Extract only the lines from the start of the entries below to the line with "import plotly.graph_objects as go", inclusive; omit every picture.

■ Records supplied:
+ + + + + + +

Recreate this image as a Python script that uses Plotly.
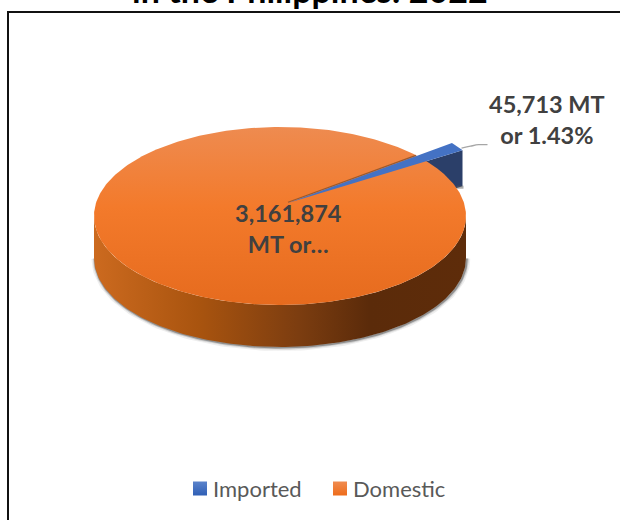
import numpy as np
import plotly.graph_objects as go

categories = ["Imported", "Domestic"]
volumes_mt = [45713, 3161874]
shares_pct = [1.43, 98.57]
title_text = "in the Philippines: 2022"
label_texts = ["45,713 MT<br>or 1.43%", "3,161,874<br>MT or…"]

FONT = "Lato"
W, H = 620, 520
CX, CY, A, B, DEPTH = 280, 216, 186, 89, 42
APEX = (288, 203)
WEDGE_R = 1.11
START_DEG = 32.3
WEDGE_DEPTH = 36

spans = [v / sum(volumes_mt) * 360 for v in volumes_mt]


def ell(theta, cx=CX, cy=CY, r=1.0):
    t = np.radians(theta)
    return cx + A * r * np.cos(t), cy - B * r * np.sin(t)


fig = go.Figure()


def poly(x, y, **kw):
    fig.add_trace(go.Scatter(x=list(x), y=list(y), mode="lines", fill="toself",
                             showlegend=False, hoverinfo="skip", **kw))


# imported wedge side
t0, t1 = START_DEG, START_DEG + spans[0]
bx, by = ell(t0, APEX[0], APEX[1], WEDGE_R)
ax_, ay_ = ell(t1, APEX[0], APEX[1], WEDGE_R)
poly([bx, bx, APEX[0], APEX[0]], [by, by + WEDGE_DEPTH, APEX[1] + WEDGE_DEPTH, APEX[1]],
     line=dict(width=0), fillcolor="#2B3F69")
fig.add_trace(go.Scatter(x=[bx - 6, bx + 1], y=[by + WEDGE_DEPTH + 1, by + WEDGE_DEPTH + 1], mode="lines",
                         line=dict(color="rgba(90,90,90,0.5)", width=3), showlegend=False, hoverinfo="skip"))

# domestic pie side with soft shadow
th = np.linspace(180, 360, 160)
lx, ly = ell(th)
bx2, by2 = ell(th, cy=CY + DEPTH)
for w, col in [(7, "rgba(90,90,90,0.10)"), (4, "rgba(90,90,90,0.22)"), (2, "rgba(70,70,70,0.45)")]:
    fig.add_trace(go.Scatter(x=bx2 + 0.8, y=by2 + 0.5, mode="lines", line=dict(color=col, width=w),
                             showlegend=False, hoverinfo="skip"))
poly(np.r_[lx, bx2[::-1]], np.r_[ly, by2[::-1]], line=dict(width=0),
     fillgradient=dict(type="horizontal",
                       colorscale=[[0, "#CC6A1F"], [0.28, "#A9540F"], [0.55, "#7C3D10"],
                                   [0.74, "#5B2B0A"], [1, "#5E2C0A"]]))

# domestic top face
th = np.linspace(t1, t1 + spans[1], 400)
tx, ty = ell(th)
poly(tx, ty, line=dict(width=0),
     fillgradient=dict(type="vertical",
                       colorscale=[[0, "#E66B1E"], [0.55, "#F37A2B"], [1, "#EE8B50"]]))

# imported wedge top
fig.add_trace(go.Scatter(x=[APEX[0], APEX[0] + (ax_ - APEX[0]) * 0.78], y=[APEX[1] - 0.8, APEX[1] + (ay_ - APEX[1]) * 0.78 - 0.8],
                         mode="lines", line=dict(color="#9A5A2E", width=1.2), showlegend=False, hoverinfo="skip"))
th = np.linspace(t0, t1, 12)
wx, wy = ell(th, APEX[0], APEX[1], WEDGE_R)
poly(np.r_[APEX[0], wx], np.r_[APEX[1], wy], line=dict(width=0), fillcolor="#4472C4")

# leader line
fig.add_trace(go.Scatter(x=[bx - 1, bx + 8, bx + 16, bx + 25], y=[by - 2, by - 4, by - 5.5, by - 5.5], mode="lines",
                         line=dict(color="#A6A6A6", width=1.3, shape="spline"), showlegend=False, hoverinfo="skip"))

# legend entries drawn by hand for exact swatch/text spacing
legend_x = [193, 333]
legend_y = 488.5
swatch_colors = [("#5B83CB", "#2F5FB5"), ("#F08C50", "#EE6C1A")]
for name, lx0, (c_top, c_bot) in zip(categories, legend_x, swatch_colors):
    poly([lx0, lx0 + 14, lx0 + 14, lx0, lx0], [legend_y - 7, legend_y - 7, legend_y + 7, legend_y + 7, legend_y - 7],
         line=dict(width=0), fillgradient=dict(type="vertical", colorscale=[[0, c_bot], [1, c_top]]))
    fig.add_annotation(x=lx0 + 18, y=legend_y, text=name, xref="x", yref="y", xanchor="left", showarrow=False,
                       font=dict(family=FONT, size=22, color="#595959"))

anns = [
    dict(x=547, y=119, text=label_texts[0]),
    dict(x=288, y=228, text=label_texts[1]),
]
for a in anns:
    fig.add_annotation(**a, xref="x", yref="y", showarrow=False,
                       font=dict(family=FONT, size=23.5, color="#404040", weight=700))
fig.add_annotation(x=310, y=12, text=title_text, xref="x", yref="y", yanchor="bottom", showarrow=False,
                   font=dict(family=FONT, size=34, color="#000000", weight=700))

fig.add_shape(type="rect", xref="x", yref="y", x0=8, y0=12, x1=700, y1=600,
              line=dict(color="#111111", width=2), fillcolor="rgba(0,0,0,0)", layer="below")

fig.update_layout(
    width=W, height=H, margin=dict(l=0, r=0, t=0, b=0), paper_bgcolor="#FFFFFF", plot_bgcolor="#FFFFFF",
    xaxis=dict(range=[0, W], visible=False, fixedrange=True),
    yaxis=dict(range=[H, 0], visible=False, fixedrange=True),
    showlegend=False,
)
fig.write_html("out.html", config=dict(displayModeBar=False),
               post_script="document.body.style.margin='0';document.documentElement.style.overflow='hidden';")
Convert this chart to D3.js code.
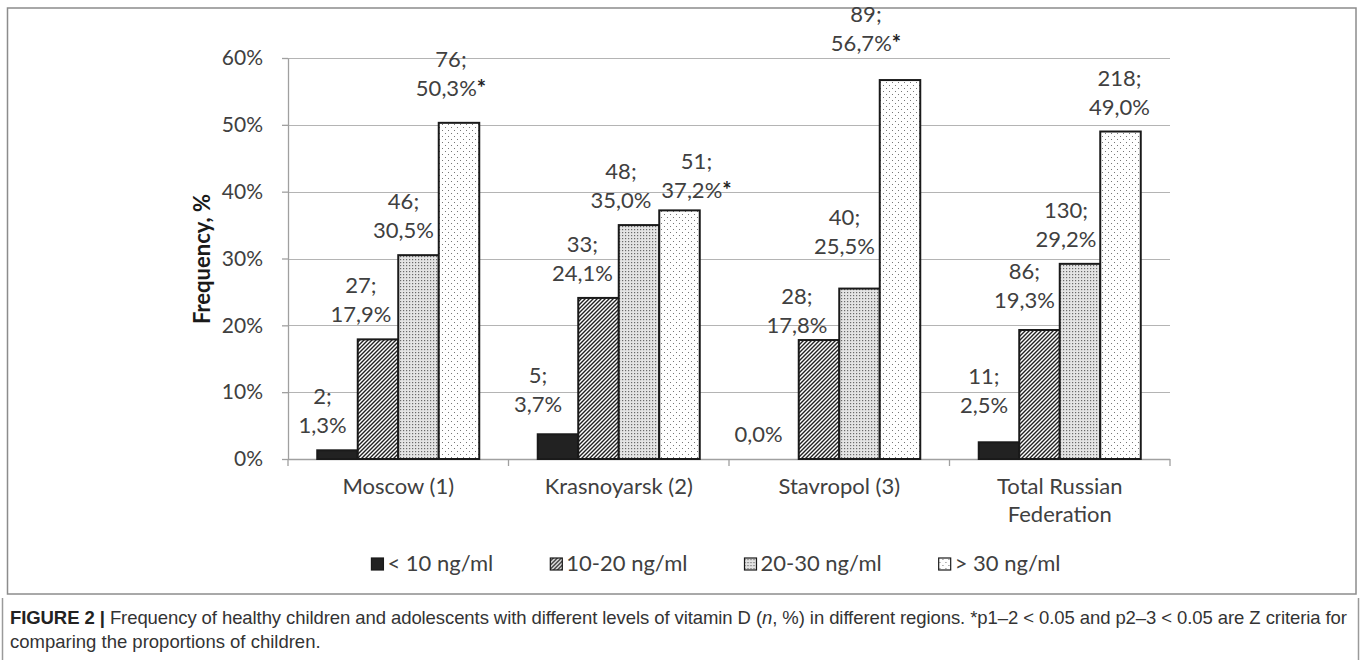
<!DOCTYPE html>
<html>
<head>
<meta charset="utf-8">
<script src="https://cdn.jsdelivr.net/npm/d3@7"></script>
<style>
  html, body { margin: 0; padding: 0; background: #fff; }
  svg { display: block; }
</style>
</head>
<body>
<svg id="chart" width="1360" height="660"></svg>
<script>
// Regions on the x axis
const categories = ["Moscow (1)", "Krasnoyarsk (2)", "Stavropol (3)", "Total Russian Federation"];
// Vitamin D level groups (legend order)
const seriesNames = ["< 10 ng/ml", "10-20 ng/ml", "20-30 ng/ml", "> 30 ng/ml"];
// Share of children, % (one array per level group, in region order)
const pctBelow10 = [1.3, 3.7, 0.0, 2.5];
const pct10to20  = [17.9, 24.1, 17.8, 19.3];
const pct20to30  = [30.5, 35.0, 25.5, 29.2];
const pctAbove30 = [50.3, 37.2, 56.7, 49.0];
// Number of children
const nBelow10 = [2, 5, 0, 11];
const n10to20  = [27, 33, 28, 86];
const n20to30  = [46, 48, 40, 130];
const nAbove30 = [76, 51, 89, 218];
// Significance marks (*) on the > 30 ng/ml group
const sigAbove30 = [true, true, true, false];
// Axis ticks
const yTicks = [0, 10, 20, 30, 40, 50, 60];

// Hand-placed offsets of the value labels [dx, dy] in px, by region then group
const labelNudge = [
  [[-15, 0], [-17, 0], [-15, 0], [-8, -10]],
  [[-20, -5], [-16, 0], [-18, 0], [17, 5]],
  [[-20, 0], [-22, 10], [-15, -18], [-34, -12]],
  [[-15, -12], [-15, -5], [-14, 0], [-1, 0]]
];

const pctSeries = [pctBelow10, pct10to20, pct20to30, pctAbove30];
const nSeries = [nBelow10, n10to20, n20to30, nAbove30];
const sigSeries = [[false,false,false,false],[false,false,false,false],[false,false,false,false], sigAbove30];

const svg = d3.select("#chart");
const textColor = "#404040";
const fontChart = "Lato, 'Open Sans', sans-serif";
const fontCaption = "'Liberation Sans', Arial, sans-serif";

// ---- patterns for the bar fills ----
const defs = svg.append("defs");
const pHatch = defs.append("pattern").attr("id", "pat-hatch")
  .attr("patternUnits", "userSpaceOnUse").attr("width", 4).attr("height", 4);
pHatch.append("rect").attr("width", 4).attr("height", 4).attr("fill", "#fff");
pHatch.append("path").attr("d", "M-1,1 L1,-1 M0,4 L4,0 M3,5 L5,3")
  .attr("stroke", "#222").attr("stroke-width", 1.4);

const pFine = defs.append("pattern").attr("id", "pat-fine")
  .attr("patternUnits", "userSpaceOnUse").attr("width", 3).attr("height", 3);
pFine.append("rect").attr("width", 3).attr("height", 3).attr("fill", "#e4e4e4");
pFine.append("rect").attr("x", 1).attr("y", 1).attr("width", 1.2).attr("height", 1.2).attr("fill", "#6a6a6a");

const pDots = defs.append("pattern").attr("id", "pat-dots")
  .attr("patternUnits", "userSpaceOnUse").attr("width", 6).attr("height", 6);
pDots.append("rect").attr("width", 6).attr("height", 6).attr("fill", "#fff");
pDots.append("rect").attr("x", 1).attr("y", 1).attr("width", 1).attr("height", 1).attr("fill", "#777");
pDots.append("rect").attr("x", 4).attr("y", 4).attr("width", 1).attr("height", 1).attr("fill", "#777");

const fills = ["#222", "url(#pat-hatch)", "url(#pat-fine)", "url(#pat-dots)"];

// ---- frames ----
svg.append("rect").attr("x", 7.5).attr("y", 8).attr("width", 1348.5).attr("height", 586)
  .attr("fill", "none").attr("stroke", "#8c8c8c").attr("stroke-width", 1.5);
svg.append("line").attr("x1", 2.5).attr("x2", 2.5).attr("y1", 598).attr("y2", 660)
  .attr("stroke", "#9a9a9a").attr("stroke-width", 1.5);
svg.append("line").attr("x1", 1358.5).attr("x2", 1358.5).attr("y1", 598).attr("y2", 660)
  .attr("stroke", "#9a9a9a").attr("stroke-width", 1.5);

// ---- scales ----
const plotLeft = 288, plotRight = 1170, plotTop = 58, plotBottom = 459;
const y = d3.scaleLinear().domain([0, 60]).range([plotBottom, plotTop]);
const x0 = d3.scaleBand().domain(categories).range([plotLeft, plotRight]).paddingInner(0).paddingOuter(0);
const x1 = d3.scaleBand().domain(seriesNames).range([0, x0.bandwidth()]).paddingInner(0).paddingOuter(0.722);

// ---- grid lines ----
svg.append("g").selectAll("line").data(yTicks.filter(d => d > 0)).join("line")
  .attr("x1", plotLeft).attr("x2", plotRight)
  .attr("y1", d => Math.round(y(d)) + 0.5).attr("y2", d => Math.round(y(d)) + 0.5)
  .attr("stroke", "#b4b4b4").attr("stroke-width", 1.2);

// ---- y axis ----
const yAxis = svg.append("g").attr("transform", `translate(${plotLeft},0)`)
  .call(d3.axisLeft(y).tickValues(yTicks).tickFormat(d => d + "%").tickSize(6).tickPadding(19).tickSizeOuter(0));
yAxis.select(".domain").attr("stroke", "#a0a0a0").attr("stroke-width", 1.3);
yAxis.selectAll(".tick line").attr("stroke", "#a0a0a0").attr("stroke-width", 1.3);
yAxis.selectAll(".tick text").attr("fill", textColor)
  .style("font-family", fontChart).style("font-size", "21px");

svg.append("text")
  .attr("transform", `translate(210,259) rotate(-90)`)
  .attr("text-anchor", "middle")
  .style("font-family", fontChart).style("font-size", "22px").style("font-weight", "bold")
  .attr("fill", "#1a1a1a")
  .text("Frequency, %");

// ---- x axis ----
const xg = svg.append("g");
xg.append("line").attr("x1", plotLeft).attr("x2", plotRight)
  .attr("y1", plotBottom + 0.5).attr("y2", plotBottom + 0.5)
  .attr("stroke", "#a0a0a0").attr("stroke-width", 1.3);
const bounds = categories.map(c => x0(c)).concat([plotRight]);
xg.selectAll("line.tk").data(bounds).join("line").attr("class", "tk")
  .attr("x1", d => d).attr("x2", d => d)
  .attr("y1", plotBottom).attr("y2", plotBottom + 7)
  .attr("stroke", "#a0a0a0").attr("stroke-width", 1.3);

const catText = xg.selectAll("text.cat").data(categories).join("text").attr("class", "cat")
  .attr("x", d => x0(d) + x0.bandwidth() / 2)
  .attr("y", 494)
  .attr("text-anchor", "middle")
  .attr("fill", textColor)
  .style("font-family", fontChart).style("font-size", "22px");

// wrap long category names onto several lines
catText.each(function(d) {
  const t = d3.select(this);
  const words = d.split(" ");
  const maxW = 190;
  let line = [];
  let tspan = t.append("tspan").attr("x", t.attr("x")).attr("dy", 0);
  words.forEach(w => {
    line.push(w);
    tspan.text(line.join(" "));
    if (tspan.node().getComputedTextLength() > maxW && line.length > 1) {
      line.pop();
      tspan.text(line.join(" "));
      line = [w];
      tspan = t.append("tspan").attr("x", t.attr("x")).attr("dy", 28).text(w);
    }
  });
});

// ---- bars ----
const barData = [];
categories.forEach((c, ci) => {
  seriesNames.forEach((s, si) => {
    barData.push({
      cat: c, ser: s, ci, si,
      v: pctSeries[si][ci], n: nSeries[si][ci], sig: sigSeries[si][ci]
    });
  });
});

svg.append("g").selectAll("rect").data(barData).join("rect")
  .attr("x", d => x0(d.cat) + x1(d.ser))
  .attr("y", d => y(d.v))
  .attr("width", x1.bandwidth())
  .attr("height", d => y(0) - y(d.v))
  .attr("fill", d => fills[d.si])
  .attr("stroke", d => d.v > 0 ? "#1a1a1a" : "none")
  .attr("stroke-width", 2);

// ---- value labels ----
const fmt = v => d3.format(".1f")(v).replace(".", ",");
const labels = svg.append("g").selectAll("text").data(barData).join("text")
  .attr("text-anchor", "middle")
  .attr("fill", textColor)
  .style("font-family", fontChart).style("font-size", "22px");

labels.each(function(d) {
  const t = d3.select(this);
  const [dx, dy] = labelNudge[d.ci][d.si];
  const cx = x0(d.cat) + x1(d.ser) + x1.bandwidth() / 2 + dx;
  const baseBottom = y(d.v) - 17 + dy;
  if (d.n > 0) {
    t.append("tspan").attr("x", cx).attr("y", baseBottom - 29).text(d.n + ";");
  }
  t.append("tspan").attr("x", cx).attr("y", baseBottom).text(fmt(d.v) + "%");
  if (d.sig) {
    t.append("tspan").style("font-weight", "bold").attr("fill", "#222").text("*");
  }
});

// ---- legend ----
const legend = svg.append("g");
let lx = 0;
seriesNames.forEach((s, i) => {
  const g = legend.append("g");
  g.append("rect").attr("x", lx).attr("y", 558).attr("width", 12).attr("height", 12)
    .attr("fill", fills[i]).attr("stroke", "#1a1a1a").attr("stroke-width", 1.2);
  const tx = g.append("text").attr("x", lx + 16).attr("y", 571)
    .attr("fill", textColor)
    .style("font-family", fontChart).style("font-size", "22px").text(s);
  const w = tx.node().getComputedTextLength();
  lx += 16 + w + 57;
});
const legendWidth = lx - 57;
legend.attr("transform", `translate(${716 - legendWidth / 2},0)`);

// ---- caption ----
const l1 = svg.append("text").attr("x", 10).attr("y", 624)
  .style("font-family", fontCaption).style("font-size", "18.5px").attr("fill", "#333")
  .attr("textLength", 1337).attr("lengthAdjust", "spacing");
l1.append("tspan").style("font-weight", "bold").attr("fill", "#222").text("FIGURE 2 | ");
l1.append("tspan").text("Frequency of healthy children and adolescents with different levels of vitamin D (");
l1.append("tspan").style("font-style", "italic").text("n");
l1.append("tspan").text(", %) in different regions. *p1–2 < 0.05 and p2–3 < 0.05 are Z criteria for");
svg.append("text").attr("x", 10).attr("y", 648)
  .style("font-family", fontCaption).style("font-size", "18.5px").attr("fill", "#333")
  .text("comparing the proportions of children.");
</script>
</body>
</html>
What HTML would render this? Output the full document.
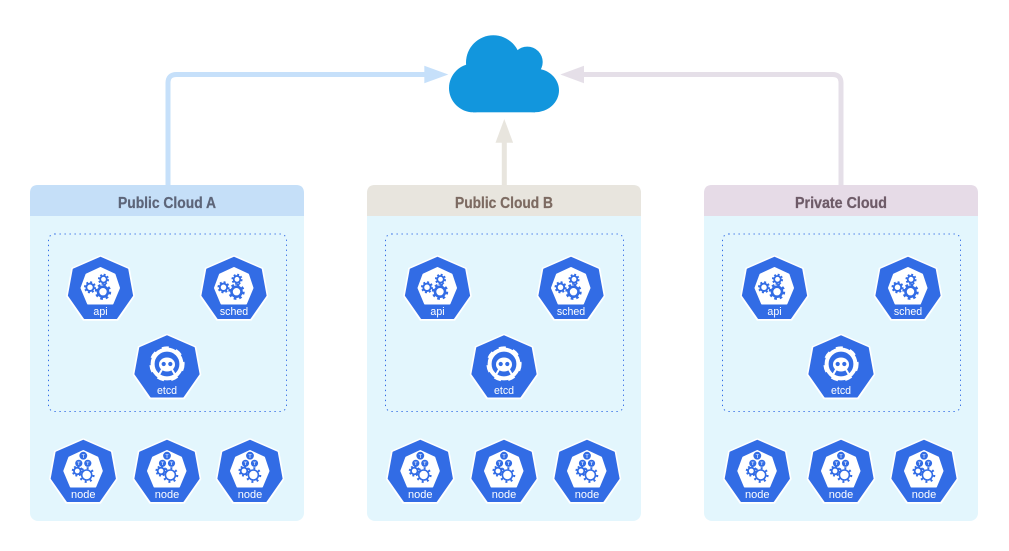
<!DOCTYPE html>
<html><head><meta charset="utf-8"><style>
html,body{margin:0;padding:0;background:#fff}
svg{display:block}
text{font-family:"Liberation Sans",sans-serif}
.l{fill:#fff;font-size:10.6px;text-anchor:middle}
.n{fill:#fff;font-size:11px;text-anchor:middle}
.t{font-size:16px;font-weight:bold;stroke-width:.25px}
.s{filter:blur(.35px)}
</style></head><body>
<svg width="1009" height="551" viewBox="0 0 1009 551" xmlns="http://www.w3.org/2000/svg">
<defs>
<g id="hex">
<polygon points="0,0 28.5,12.5 33.5,40 17,64 -17,64 -33.5,40 -28.5,12.5" fill="#fff" stroke="#fff" stroke-width="1.6" stroke-linejoin="round"/>
<polygon points="0,1.6 27,13.4 31.8,39.6 16,62.2 -16,62.2 -31.8,39.6 -27,13.4" fill="#326ce5" stroke="#326ce5" stroke-width="1.6" stroke-linejoin="round"/>
</g>
<g id="inner"><polygon points="0,12 14,18.5 18.5,32 12,47.5 -12.5,47.5 -19,32 -14,18.5" fill="#fff" stroke="#fff" stroke-width="2" stroke-linejoin="round"/></g>
<g id="gB" fill="none" stroke="#326ce5"><circle r="5" stroke-width="2.6"/><circle r="7" stroke-width="2.4" stroke-dasharray="2.7 2.8"/></g>
<g id="gM" fill="none" stroke="#326ce5"><circle r="3.7" stroke-width="1.9"/><circle r="5.1" stroke-width="1.8" stroke-dasharray="2 2"/></g>
<g id="gS" fill="none" stroke="#326ce5"><circle r="3.3" stroke-width="1.8"/><circle r="4.7" stroke-width="1.7" stroke-dasharray="1.9 1.8"/></g>
<g id="gears"><use href="#inner"/><use href="#gB" x="2.5" y="35.7"/><use href="#gM" x="-10.5" y="31.3"/><use href="#gS" x="3" y="23.3"/></g>
<g id="etcd"><use href="#hex"/>
<circle cx="0" cy="29.5" r="14.4" fill="none" stroke="#fff" stroke-width="4"/>
<circle cx="0" cy="29.5" r="16.4" fill="none" stroke="#fff" stroke-width="2.4" stroke-dasharray="7 7.4"/>
<ellipse cx="0" cy="30" rx="8" ry="7" fill="#fff"/>
<path d="M-5,35 L-9,42 M5,35 L9,42" stroke="#fff" stroke-width="2"/>
<circle cx="-3.3" cy="29.5" r="2.1" fill="#326ce5"/><circle cx="3.3" cy="29.5" r="2.1" fill="#326ce5"/>
</g>
<g id="node"><use href="#hex"/><use href="#inner"/>
<circle cx="0" cy="16.7" r="3.9" fill="#326ce5"/><circle cx="-4.5" cy="24.3" r="3.6" fill="#326ce5"/><circle cx="4.5" cy="24.3" r="3.6" fill="#326ce5"/>
<path d="M-1.5,15.5H1.5M0,15.5V19M-6,23H-3M-4.5,23V26M3,23H6M4.5,23V26" stroke="#fff" stroke-width=".6"/>
<use href="#gS" x="-6" y="32"/>
<g fill="none" stroke="#326ce5"><circle cx="3.4" cy="36" r="5" stroke-width="1.6"/><circle cx="3.4" cy="36" r="6.8" stroke-width="2.2" stroke-dasharray="2 3.3"/></g>
</g>
<g id="stack">
<use href="#hex" x="100.5" y="256"/><use href="#gears" x="100.5" y="256"/><text class="l" x="100.5" y="315">api</text>
<use href="#hex" x="234" y="256"/><use href="#gears" x="234" y="256"/><text class="l" x="234" y="315">sched</text>
<use href="#etcd" x="167" y="334.5"/><text class="l" x="167" y="394">etcd</text>
<use href="#node" x="83.3" y="439"/><text class="n" x="83.3" y="498">node</text>
<use href="#node" x="167" y="439"/><text class="n" x="167" y="498">node</text>
<use href="#node" x="250" y="439"/><text class="n" x="250" y="498">node</text>
</g>
<g id="panel">
<rect x="30" y="185" width="274" height="336" rx="8" fill="#e3f6fd"/>
<rect x="48.5" y="234" width="238" height="177.5" rx="6" fill="none" stroke="#326ce5" stroke-width="1" stroke-dasharray="1.3 3.7"/>
</g>
</defs>
<path d="M168,185 V83 Q168,74.5 176.5,74.5 H426" fill="none" stroke="#c6e0fa" stroke-width="5"/>
<polygon points="424.3,65.7 448.3,74.5 424.3,83.3" fill="#c6e0fa"/>
<path d="M841,185 V83 Q841,74.5 832.5,74.5 H583" fill="none" stroke="#e5dfe8" stroke-width="5"/>
<polygon points="584,65.7 560.3,74.5 584,83.3" fill="#e5dfe8"/>
<path d="M504.3,185 V141" fill="none" stroke="#e8e5de" stroke-width="5"/>
<polygon points="495.5,142.7 504.3,119 513.1,142.7" fill="#e8e5de"/>
<g fill="#1296dd">
<circle cx="473.3" cy="88" r="24.3"/><ellipse cx="534.7" cy="90.4" rx="24.3" ry="21.9"/>
<circle cx="493.3" cy="62.6" r="27.3"/><circle cx="527.3" cy="62" r="15.4"/>
<rect x="473" y="70" width="62" height="42.3"/>
</g>
<use href="#panel"/><use href="#panel" x="337"/><use href="#panel" x="674"/>
<path d="M30,216 V193 Q30,185 38,185 H296 Q304,185 304,193 V216 Z" fill="#c5dff8"/>
<path d="M367,216 V193 Q367,185 375,185 H633 Q641,185 641,193 V216 Z" fill="#e8e5de"/>
<path d="M704,216 V193 Q704,185 712,185 H970 Q978,185 978,193 V216 Z" fill="#e6dbe7"/>
<text class="t" x="118" y="208" fill="#5d6579" stroke="#5d6579" textLength="98" lengthAdjust="spacingAndGlyphs">Public Cloud A</text>
<text class="t" x="455" y="208" fill="#7d6b62" stroke="#7d6b62" textLength="98" lengthAdjust="spacingAndGlyphs">Public Cloud B</text>
<text class="t" x="795" y="208" fill="#6e5b68" stroke="#6e5b68" textLength="92" lengthAdjust="spacingAndGlyphs">Private Cloud</text>
<g class="s"><use href="#stack"/><use href="#stack" x="337"/><use href="#stack" x="674"/></g>
</svg>
</body></html>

+ + + + + + +

■ Problem solution:
Recreate this image as a Python script that uses Plotly.
import numpy as np
import plotly.graph_objects as go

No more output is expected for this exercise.